Elle parle « avec précipitation, oppressée, » et prend la main e Maubourg ; son autre main se tend vers Barnave :

— Ah ! monsieur ! monsieur… qu’aucun malheur n’arrive !

  1. La ferme du Chêne-fendu.
    Il est assez difficile de préciser l’endroit où les commissaires de l’Assemblée rencontrèrent la berline royale ; les indications des témoins oculaires sont très peu d’accord : A Port-à-Buisson (sic), écrit le Roi dans son Journal. — A une lieue, une lieue et demie d’Épernay, sur une très belle route, dit Pétion. Entre Dormans et Épernay, à un quart de lieue environ avant d’arriver à Epernay, rapporta Barnave à l’Assemblée, le 25 juin. Entre Épernay et Dormans, note Valori. C’est aussi ce qu’écrit Mme de Tourzel. Ces indications, on le voit, sont assez vagues et presque contradictoires.
    Je crois qu’il faut attacher plus d’importance à ce que dit Mathieu Dumas : il était le stratégiste de l’affaire, il devait avoir, en cette qualité, examiné le pays avec plus d’attention que ses compagnons ; d’ailleurs, le renseignement qu’il donne est assez précis : Entre Château-Thierry et Châlons, à deux lieues au delà de Dormans, les voitures étaient arrêtées au bas d’une petite hauteur où la route se rapproche de la rive gauche de la Marne.
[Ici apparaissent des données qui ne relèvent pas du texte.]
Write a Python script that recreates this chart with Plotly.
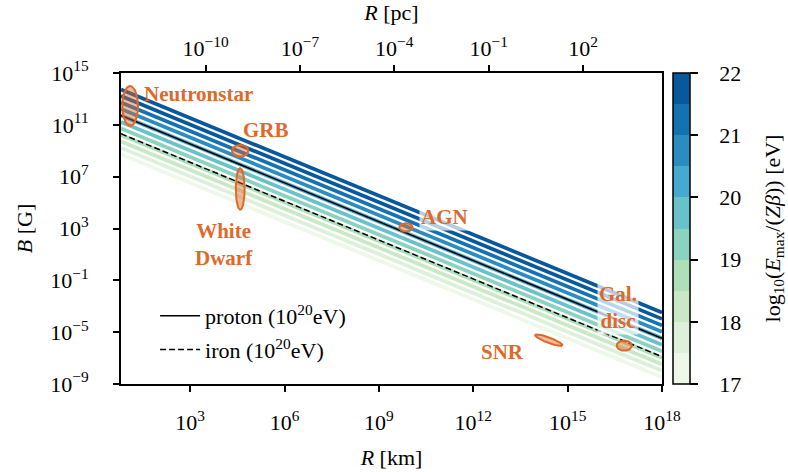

En comparant ces lignes avec le procès-verbal des Châlonnais qui accompagnaient le Roi, gens du pays, connaissant les localités, on arrive à déterminer assez exactement le lieu de la rencontre, — MM. X. et X, précédant le Roi, dit ce procès-verbal, avaient, proche de la ferme de la Cave, fait la rencontre de MM. La Tour-Maubourg, Barnave et Pétion… ils sont retournés avec eux au-devant du Roi…, etc.
    Donc, les commissaires passèrent la ferme de la Cave avant de rencontrer le Roi ; au delà de cette ferme, il n’y a qu’un endroit où la route se rapproche de la rive gauche de la Marne : c’est la ferme du Chêne-fendu, et cette ferme se trouve, conformément encore à l’indication de Mathieu Dumas, » au bas d’une petite hauteur. » C’est là que les commissaires trouvèrent la berline royale arrêtée. On comprend très bien que la bande des marcheurs assoiffés qui l’entourait ait fait une halte dès qu’ils aperçurent, coulant contre le talus du chemin, la Marne, que depuis Épernay, la route n’avait pas côtoyée.